Repeatedly, the Sixth Rebbe requested and, at times, demanded that his son-in-law review his Chasidic discourses and offer his critiques.
In the same vein, the Sixth Rebbe gave additional publishing assignments to his son-in-law, including spearheading a translation project of extant Chasidic discourses and the compiling of his correspondence for publication.
Several differences of approaches between the pair appear in the new volume, which contains letters written in Hebrew and Yiddish between 1913 and 1947. Among them is the desire of the future Rebbe to compile his father-in-law’s writings according to topic. The Sixth Rebbe, however, writes that he’d rather his writings be published as a gathering of varied letters.
But later, during World War II, the Sixth Rebbe approved the idea and allowed his son-in-law, who had since moved to New York, to arrange scholarly works by topic.
While the volume presents only a few letters written by the future Rebbe to his father-in-law – most have not yet been found – one letter, which was also recorded in the son-in-law’s personal notebook, reveals his feeling that stories of miracles were important to tell over. The Sixth Rebbe, however, differed in this approach.
This volume is a treasure trove for anyone interested in the two Rebbes’ lives during those years.

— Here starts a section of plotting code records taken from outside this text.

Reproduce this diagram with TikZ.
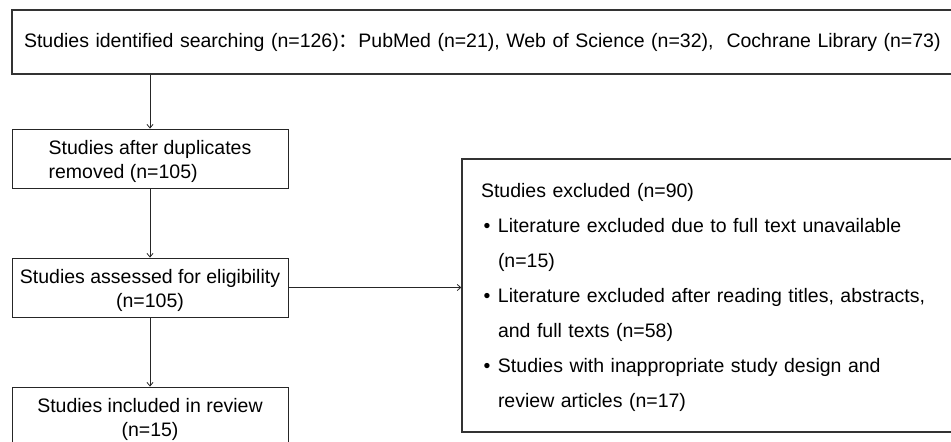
\documentclass[tikz,border=0pt]{standalone}
\usepackage{fontspec}
\setmainfont{Liberation Sans}
\newfontfamily\cjk{Noto Sans CJK SC}
\usetikzlibrary{arrows.meta}
\newcommand{\topstrut}[1]{\rule{0pt}{#1}}
\begin{document}
\begin{tikzpicture}[x=1pt,y=-1pt,
  bx/.style={draw=black!85,line width=0.9pt,rectangle,inner sep=0pt,
    font=\fontsize{19.5}{24}\selectfont},
  bigbx/.style={draw=black!80,line width=1.3pt,rectangle,inner sep=0pt},
  arr/.style={draw=black!85,line width=0.8pt,-{Straight Barb[length=3.5pt,width=6pt]}}]
\useasboundingbox (0,0) rectangle (951,442);
\fill[white] (0,0) rectangle (951,442);
\node[bigbx,minimum width=946pt,minimum height=64pt,text width=922pt,inner xsep=12pt,align=left,
  font=\fontsize{19.5}{24}\selectfont] (top) at (485,42)
  {Studies identified searching (n=126){\cjk ：}PubMed (n=21), Web of Science (n=32),\ \ Cochrane Library (n=73)};
\node[bx,minimum width=276pt,minimum height=59pt,align=left] (dup) at (150,158.5)
  {\topstrut{20pt}Studies after duplicates\\removed (n=105)};
\node[bx,minimum width=276pt,minimum height=59pt,align=center] (elig) at (150,287.5)
  {\topstrut{21pt}Studies assessed for eligibility\\(n=105)};
\node[bx,minimum width=276pt,minimum height=62pt,align=center] (incl) at (150,418)
  {\topstrut{18pt}Studies included in review\\(n=15)};
\node[bigbx,minimum width=500pt,minimum height=273pt,text width=462pt,inner xsep=19pt,align=left,
  font=\fontsize{19.5}{35}\selectfont] (excl) at (712,295.5)
  {\topstrut{19pt}Studies excluded (n=90)\\
   \hspace*{2.5pt}\makebox[14.5pt][l]{•}Literature excluded due to full text unavailable\\
   \hspace*{17pt}(n=15)\\
   \hspace*{2.5pt}\makebox[14.5pt][l]{•}Literature excluded after reading titles, abstracts,\\
   \hspace*{17pt}and full texts (n=58)\\
   \hspace*{2.5pt}\makebox[14.5pt][l]{•}Studies with inappropriate study design and\\
   \hspace*{17pt}review articles (n=17)};
\draw[arr] (dup.north |- top.south) -- (dup.north);
\draw[arr] (dup.south) -- (elig.north);
\draw[arr] (elig.south) -- (incl.north);
\draw[arr] (elig.east) -- (elig.east -| excl.west);
\end{tikzpicture}
\end{document}
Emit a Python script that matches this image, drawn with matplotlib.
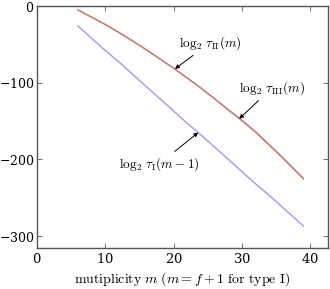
import matplotlib
matplotlib.use('Agg')
import matplotlib.pyplot as plt
import numpy as np

plt.rcParams['mathtext.fontset'] = 'cm'
plt.rcParams['font.family'] = 'serif'
plt.rcParams['font.serif'] = ['DejaVu Serif']
plt.rcParams['axes.formatter.use_mathtext'] = True

# multiplicity m
m = [6, 8, 10, 12, 14, 16, 18, 20, 22, 24, 26, 28, 30, 32, 34, 36, 38, 39]
# values
tau_II = [-5, -14.5, -24, -34.5, -45.5, -57, -69, -81, -94, -107, -121, -135,
          -149, -164, -181, -198, -216, -225]
tau_III = [-5, -14.5, -24, -34.5, -45.5, -57, -69, -81, -94, -107, -121, -136,
           -150, -165, -182, -199, -217, -226]
tau_I = [-26, -42, -58, -73, -89, -105, -121, -137, -153, -168, -184, -200,
         -216, -232, -247, -263, -279, -287]

xticks = [0, 10, 20, 30, 40]
yticks = [0, -100, -200, -300]

fig = plt.figure(figsize=(3.3, 2.89), dpi=100)
ax = fig.add_axes([0.112, 0.142, 0.882, 0.837])

ax.plot(m, tau_II, color='#d27a72', lw=1.1)
ax.plot(m, tau_III, color='#b8806c', lw=0.8, alpha=0.6)
ax.plot(m, tau_I, color='#a3a3f5', lw=1.1)

ax.set_xlim(0, 42.6)
ax.set_ylim(-315.6, 0)
ax.set_xticks(xticks)
ax.set_yticks(yticks)
ax.tick_params(direction='in', top=True, right=True, labelsize=9.5,
               length=3.5, width=0.6, color='#555555', pad=3)
ax.tick_params(axis='y', pad=2, labelsize=9)
for s in ax.spines.values():
    s.set_color('#555555')
    s.set_linewidth(1.0)

ax.set_xlabel(r'$\mathrm{mutiplicity}\ m\ (m = f+1\ \mathrm{for\ type\ I})$',
              fontsize=10, va='center')
ax.xaxis.set_label_coords(0.5, -0.128)

arrow = dict(arrowstyle='-|>', color='black', lw=0.7, mutation_scale=6,
             shrinkA=1, shrinkB=0)
ax.annotate(r'$\log_2\,\tau_{\mathrm{II}}(m)$', xy=(20.2, -82), xytext=(25.3, -48),
            ha='center', va='center', fontsize=9.5, arrowprops=arrow)
ax.annotate(r'$\log_2\,\tau_{\mathrm{III}}(m)$', xy=(29.6, -147), xytext=(34.4, -107),
            ha='center', va='center', fontsize=9.5, arrowprops=arrow)
ax.annotate(r'$\log_2\,\tau_{\mathrm{I}}(m-1)$', xy=(23.6, -165), xytext=(17.9, -206),
            ha='center', va='center', fontsize=9.5, arrowprops=arrow)

fig.savefig('out.png', dpi=100)
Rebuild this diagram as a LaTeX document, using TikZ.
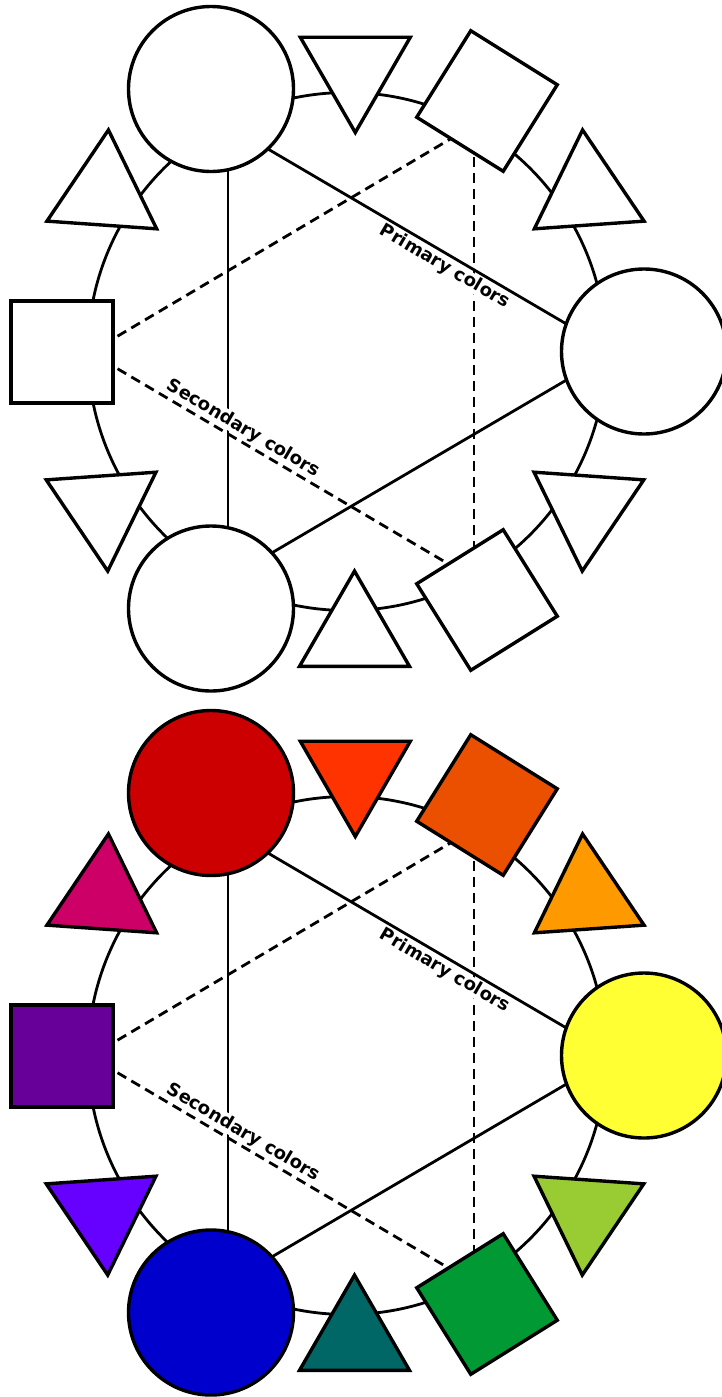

While missing the important background to many of the letters, which it is hoped will be provided in by a future volume of documents on the Rebbe’s pre-New York life, it is well-footnoted by Rabbi Shalom Ber Levine, the chief librarian at the Agudas Chasidei Chabad Central Lubavitch Library, the book is a fascinating read; when paired with the eight published volumes of the Rebbe’s personal notebook, it offers a retelling of crucial years in the development of his leadership style.